Retype each line of the material exactly, please, skipping any picture in it.
++++++
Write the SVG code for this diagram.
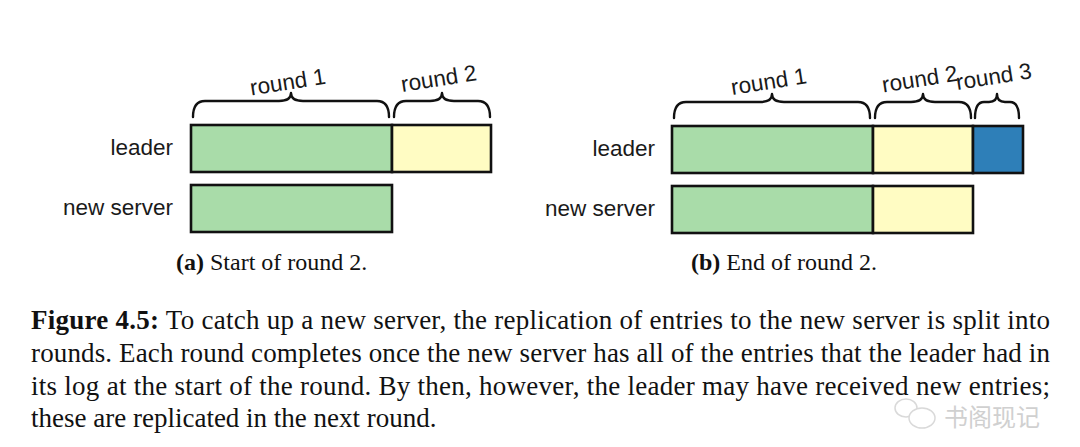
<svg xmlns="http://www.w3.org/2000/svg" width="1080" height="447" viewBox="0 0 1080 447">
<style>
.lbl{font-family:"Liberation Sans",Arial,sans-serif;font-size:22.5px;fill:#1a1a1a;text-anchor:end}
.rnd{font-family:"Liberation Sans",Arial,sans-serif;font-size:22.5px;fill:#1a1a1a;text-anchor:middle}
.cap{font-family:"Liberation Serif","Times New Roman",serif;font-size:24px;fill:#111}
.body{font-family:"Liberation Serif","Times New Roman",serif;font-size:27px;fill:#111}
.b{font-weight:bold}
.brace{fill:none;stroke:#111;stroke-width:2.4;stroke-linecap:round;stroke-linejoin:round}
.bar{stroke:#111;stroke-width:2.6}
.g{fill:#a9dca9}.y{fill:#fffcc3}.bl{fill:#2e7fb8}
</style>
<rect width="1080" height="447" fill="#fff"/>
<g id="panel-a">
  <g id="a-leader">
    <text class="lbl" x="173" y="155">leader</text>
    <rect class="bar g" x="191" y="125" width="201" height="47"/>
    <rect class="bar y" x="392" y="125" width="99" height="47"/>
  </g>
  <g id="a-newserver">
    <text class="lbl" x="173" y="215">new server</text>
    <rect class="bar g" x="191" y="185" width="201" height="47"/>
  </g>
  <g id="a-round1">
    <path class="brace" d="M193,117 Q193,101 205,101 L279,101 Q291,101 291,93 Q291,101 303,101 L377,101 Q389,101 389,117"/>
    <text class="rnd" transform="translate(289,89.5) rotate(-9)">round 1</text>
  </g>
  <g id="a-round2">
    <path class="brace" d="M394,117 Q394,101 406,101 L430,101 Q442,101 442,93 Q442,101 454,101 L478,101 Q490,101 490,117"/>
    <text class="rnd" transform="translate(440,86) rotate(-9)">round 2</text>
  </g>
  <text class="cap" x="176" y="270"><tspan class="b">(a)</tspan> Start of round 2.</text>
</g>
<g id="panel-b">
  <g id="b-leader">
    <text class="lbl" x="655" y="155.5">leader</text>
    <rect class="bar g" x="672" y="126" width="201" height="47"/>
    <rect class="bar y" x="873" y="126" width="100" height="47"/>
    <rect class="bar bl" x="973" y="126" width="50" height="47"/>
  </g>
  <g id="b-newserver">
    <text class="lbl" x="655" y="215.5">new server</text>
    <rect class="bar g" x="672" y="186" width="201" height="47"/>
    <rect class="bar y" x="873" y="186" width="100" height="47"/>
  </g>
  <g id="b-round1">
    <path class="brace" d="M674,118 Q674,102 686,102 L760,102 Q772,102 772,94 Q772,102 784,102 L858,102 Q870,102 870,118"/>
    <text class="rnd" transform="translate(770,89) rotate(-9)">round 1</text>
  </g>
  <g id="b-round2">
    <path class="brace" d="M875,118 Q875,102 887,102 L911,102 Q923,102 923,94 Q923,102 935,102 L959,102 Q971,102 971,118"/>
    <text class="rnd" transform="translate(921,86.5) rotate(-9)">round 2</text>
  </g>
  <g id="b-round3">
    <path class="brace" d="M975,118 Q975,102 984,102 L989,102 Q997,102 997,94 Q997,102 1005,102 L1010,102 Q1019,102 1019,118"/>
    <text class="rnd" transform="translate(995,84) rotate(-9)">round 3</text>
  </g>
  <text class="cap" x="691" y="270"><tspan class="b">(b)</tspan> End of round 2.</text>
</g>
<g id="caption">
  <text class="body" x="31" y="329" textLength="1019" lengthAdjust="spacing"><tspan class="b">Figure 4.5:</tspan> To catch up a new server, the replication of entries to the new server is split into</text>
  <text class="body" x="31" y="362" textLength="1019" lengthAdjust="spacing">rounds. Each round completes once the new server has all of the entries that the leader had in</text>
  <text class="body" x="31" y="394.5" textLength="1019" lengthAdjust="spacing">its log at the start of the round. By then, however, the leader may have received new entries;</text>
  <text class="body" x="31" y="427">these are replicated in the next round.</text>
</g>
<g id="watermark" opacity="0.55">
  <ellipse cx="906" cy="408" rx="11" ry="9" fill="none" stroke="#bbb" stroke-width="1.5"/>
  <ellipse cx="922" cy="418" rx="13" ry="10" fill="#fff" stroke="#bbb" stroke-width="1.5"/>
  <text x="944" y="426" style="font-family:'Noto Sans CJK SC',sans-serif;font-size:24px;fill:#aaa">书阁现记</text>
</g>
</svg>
++++++
* **FINISHED EXERCISE**
Write the SVG code for this diagram.
<svg xmlns="http://www.w3.org/2000/svg" width="1080" height="447" viewBox="0 0 1080 447">
<style>
.lbl{font-family:"Liberation Sans",Arial,sans-serif;font-size:22.5px;fill:#1a1a1a;text-anchor:end}
.rnd{font-family:"Liberation Sans",Arial,sans-serif;font-size:22.5px;fill:#1a1a1a;text-anchor:middle}
.cap{font-family:"Liberation Serif","Times New Roman",serif;font-size:24px;fill:#111}
.body{font-family:"Liberation Serif","Times New Roman",serif;font-size:27px;fill:#111}
.b{font-weight:bold}
.brace{fill:none;stroke:#111;stroke-width:2.4;stroke-linecap:round;stroke-linejoin:round}
.bar{stroke:#111;stroke-width:2.6}
.g{fill:#a9dca9}.y{fill:#fffcc3}.bl{fill:#2e7fb8}
</style>
<rect width="1080" height="447" fill="#fff"/>
<g id="panel-a">
  <g id="a-leader">
    <text class="lbl" x="173" y="155">leader</text>
    <rect class="bar g" x="191" y="125" width="201" height="47"/>
    <rect class="bar y" x="392" y="125" width="99" height="47"/>
  </g>
  <g id="a-newserver">
    <text class="lbl" x="173" y="215">new server</text>
    <rect class="bar g" x="191" y="185" width="201" height="47"/>
  </g>
  <g id="a-round1">
    <path class="brace" d="M193,117 Q193,101 205,101 L279,101 Q291,101 291,93 Q291,101 303,101 L377,101 Q389,101 389,117"/>
    <text class="rnd" transform="translate(289,89.5) rotate(-9)">round 1</text>
  </g>
  <g id="a-round2">
    <path class="brace" d="M394,117 Q394,101 406,101 L430,101 Q442,101 442,93 Q442,101 454,101 L478,101 Q490,101 490,117"/>
    <text class="rnd" transform="translate(440,86) rotate(-9)">round 2</text>
  </g>
  <text class="cap" x="176" y="270"><tspan class="b">(a)</tspan> Start of round 2.</text>
</g>
<g id="panel-b">
  <g id="b-leader">
    <text class="lbl" x="655" y="155.5">leader</text>
    <rect class="bar g" x="672" y="126" width="201" height="47"/>
    <rect class="bar y" x="873" y="126" width="100" height="47"/>
    <rect class="bar bl" x="973" y="126" width="50" height="47"/>
  </g>
  <g id="b-newserver">
    <text class="lbl" x="655" y="215.5">new server</text>
    <rect class="bar g" x="672" y="186" width="201" height="47"/>
    <rect class="bar y" x="873" y="186" width="100" height="47"/>
  </g>
  <g id="b-round1">
    <path class="brace" d="M674,118 Q674,102 686,102 L760,102 Q772,102 772,94 Q772,102 784,102 L858,102 Q870,102 870,118"/>
    <text class="rnd" transform="translate(770,89) rotate(-9)">round 1</text>
  </g>
  <g id="b-round2">
    <path class="brace" d="M875,118 Q875,102 887,102 L911,102 Q923,102 923,94 Q923,102 935,102 L959,102 Q971,102 971,118"/>
    <text class="rnd" transform="translate(921,86.5) rotate(-9)">round 2</text>
  </g>
  <g id="b-round3">
    <path class="brace" d="M975,118 Q975,102 984,102 L989,102 Q997,102 997,94 Q997,102 1005,102 L1010,102 Q1019,102 1019,118"/>
    <text class="rnd" transform="translate(995,84) rotate(-9)">round 3</text>
  </g>
  <text class="cap" x="691" y="270"><tspan class="b">(b)</tspan> End of round 2.</text>
</g>
<g id="caption">
  <text class="body" x="31" y="329" textLength="1019" lengthAdjust="spacing"><tspan class="b">Figure 4.5:</tspan> To catch up a new server, the replication of entries to the new server is split into</text>
  <text class="body" x="31" y="362" textLength="1019" lengthAdjust="spacing">rounds. Each round completes once the new server has all of the entries that the leader had in</text>
  <text class="body" x="31" y="394.5" textLength="1019" lengthAdjust="spacing">its log at the start of the round. By then, however, the leader may have received new entries;</text>
  <text class="body" x="31" y="427">these are replicated in the next round.</text>
</g>
<g id="watermark" opacity="0.55">
  <ellipse cx="906" cy="408" rx="11" ry="9" fill="none" stroke="#bbb" stroke-width="1.5"/>
  <ellipse cx="922" cy="418" rx="13" ry="10" fill="#fff" stroke="#bbb" stroke-width="1.5"/>
  <text x="944" y="426" style="font-family:'Noto Sans CJK SC',sans-serif;font-size:24px;fill:#aaa">书阁现记</text>
</g>
</svg>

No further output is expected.